Four years later ARTBARN is thriving, and Jess has been able to use the company’s collaborative model as a teaching tool for her students. Melissa, who is head writer in addition to co-artistic director, flew in for the summer residency. “Having this particular team of interns was phenomenal,” she says. “And it was great to see Jess in teacher mode.”

The workshop production had been mounted at Warner Gym, which wasn’t an ideal space, acoustically speaking, and certainly wasn’t specific to the story of women holed up in a bunker. Now that the workshop process is over, Jess is focused on developing the piece further at Fort Worden Historical State Park, and estimates that the final production is still two years away. “I felt a different pressure this year than I have ever felt with ARTBARN, I think partially because we are a company of women, and we finally chose to do a piece about women,” she says. “I’d like to give ourselves the time to do it well.”

Fort Worden is located on the Kitsap Peninsula, overlooking the Puget Sound, 88 miles north of Tacoma. The grounds include a long, rocky beach with a lighthouse, dense woods dotted with concrete bunkers, and big military houses. Part of what appeals to Jess about the space is how “masculine” it feels. “Everything about it is such brutal architecture,” she says. “It feels like it wants contrast, to be reclaimed with a different kind of power.”

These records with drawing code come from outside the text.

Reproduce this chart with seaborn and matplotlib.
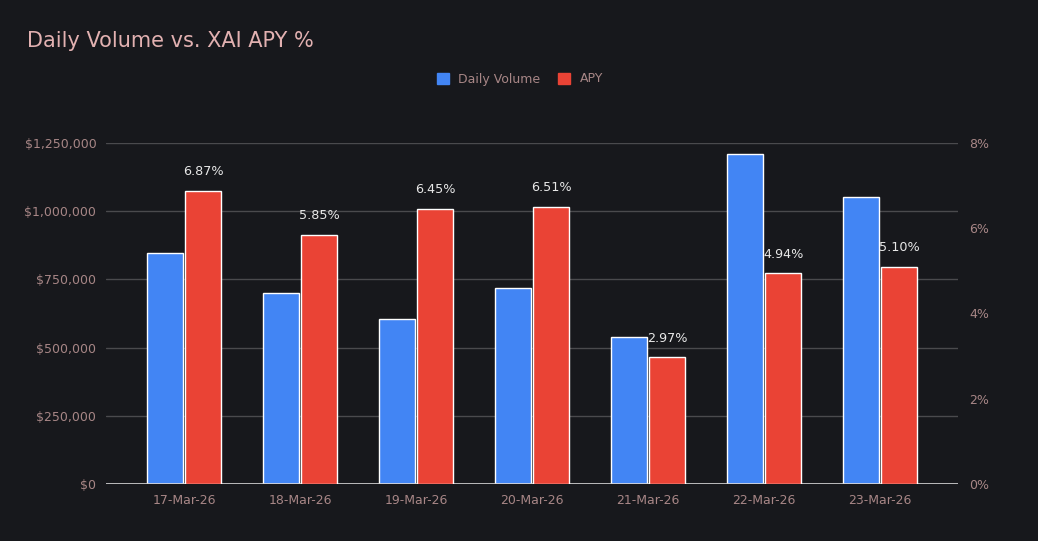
import matplotlib
matplotlib.use("Agg")
import matplotlib.pyplot as plt
import seaborn as sns
import pandas as pd
import numpy as np
from matplotlib.ticker import FuncFormatter
from matplotlib.patches import Patch

dates = ["17-Mar-26", "18-Mar-26", "19-Mar-26", "20-Mar-26", "21-Mar-26", "22-Mar-26", "23-Mar-26"]
daily_volume = [845000, 700000, 605000, 718000, 539000, 1210000, 1052000]
apy = [6.87, 5.85, 6.45, 6.51, 2.97, 4.94, 5.10]
series = ["Daily Volume", "APY"]

BG = "#17181c"
BLUE = "#4285f4"
RED = "#ea4335"
TICK = "#a78686"
GRID = "#4a4a4d"

sns.set_theme(style="dark")
plt.rcParams["font.family"] = ["DejaVu Sans"]

df_vol = pd.DataFrame({"date": dates * 2, "series": [series[0]] * 7 + [series[1]] * 7,
                       "value": daily_volume + [np.nan] * 7})
df_apy = pd.DataFrame({"date": dates * 2, "series": [series[0]] * 7 + [series[1]] * 7,
                       "value": [np.nan] * 7 + apy})

fig = plt.figure(figsize=(10.38, 5.41), dpi=100, facecolor=BG)
ax = fig.add_axes([106 / 1038, 57 / 541, 852 / 1038, 341 / 541])
ax.set_facecolor(BG)
ax2 = ax.twinx()

pal = {series[0]: BLUE, series[1]: RED}
for a, d in ((ax, df_vol), (ax2, df_apy)):
    sns.barplot(data=d, x="date", y="value", hue="series", hue_order=series, order=dates,
                palette=pal, saturation=1, dodge=True, width=0.66, gap=0.06, ax=a,
                edgecolor="white", linewidth=1, legend=False, errorbar=None)

ax.set_xlim(-0.672, 6.672)
ax.set_ylim(0, 1250000)
ax2.set_ylim(0, 8)
ax.set_yticks([0, 250000, 500000, 750000, 1000000, 1250000])
ax.yaxis.set_major_formatter(FuncFormatter(lambda v, p: "${:,.0f}".format(v)))
ax2.set_yticks([0, 2, 4, 6, 8])
ax2.yaxis.set_major_formatter(FuncFormatter(lambda v, p: "{:.0f}%".format(v)))

for a in (ax, ax2):
    a.set_xlabel("")
    a.set_ylabel("")
    for s in a.spines.values():
        s.set_visible(False)
    a.grid(False)
    a.set_facecolor("none")

ax.set_facecolor(BG)
ax.tick_params(axis="y", colors=TICK, labelsize=9, length=0, pad=7)
ax2.tick_params(axis="y", colors=TICK, labelsize=9, length=0, pad=8)
ax.tick_params(axis="x", colors=TICK, labelsize=9, length=0, pad=7)
for v in [250000, 500000, 750000, 1000000, 1250000]:
    ax.axhline(v, color=GRID, lw=1, zorder=0)
ax.axhline(0, color="#d8d8d8", lw=1.2, zorder=3)
ax.set_axisbelow(True)

for i, v in enumerate(apy):
    ax2.text(i + 0.165, v + 0.3, "{:.2f}%".format(v), ha="center", va="bottom",
             color="#e8e8e8", fontsize=9.2)

fig.text(27 / 1038, 1 - 41 / 541, "Daily Volume vs. XAI APY %", color="#e2b1b1",
         fontsize=15, ha="left", va="center")

handles = [Patch(facecolor=BLUE, edgecolor=BLUE), Patch(facecolor=RED, edgecolor=RED)]
leg = fig.legend(handles, series, loc="center", bbox_to_anchor=(520 / 1038, 1 - 79 / 541),
                 ncol=2, frameon=False, fontsize=9, handlelength=0.95, handleheight=0.95,
                 handletextpad=0.8, columnspacing=1.4)
for t in leg.get_texts():
    t.set_color(TICK)

fig.savefig("out.png", dpi=100, facecolor=BG)
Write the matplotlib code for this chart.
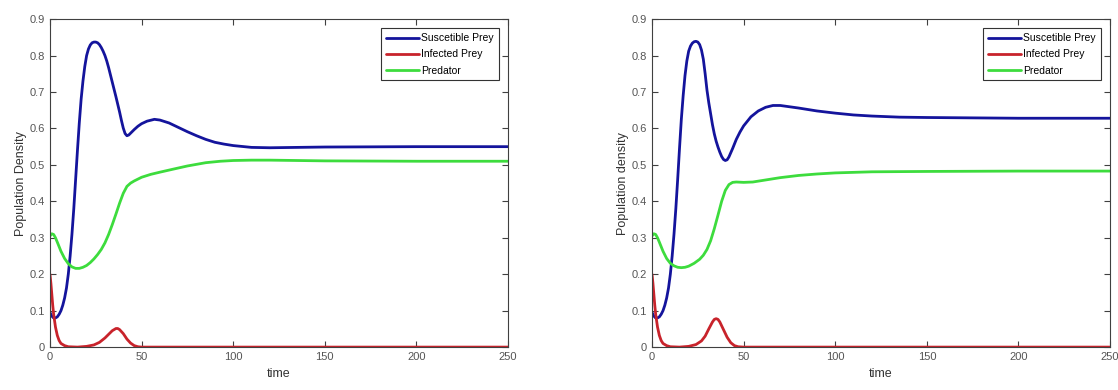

Ultimately, she hopes to curate an arts festival there, where ARTBARN would be just one part of the whole experience. “I would be really thrilled to create a platform for a lot of different artists to collaborate across disciplines in response to a similar site or a shared theme,” she says. Her eyes light up then, and for a moment she gazes out her office window, presumably envisioning the creative work ahead.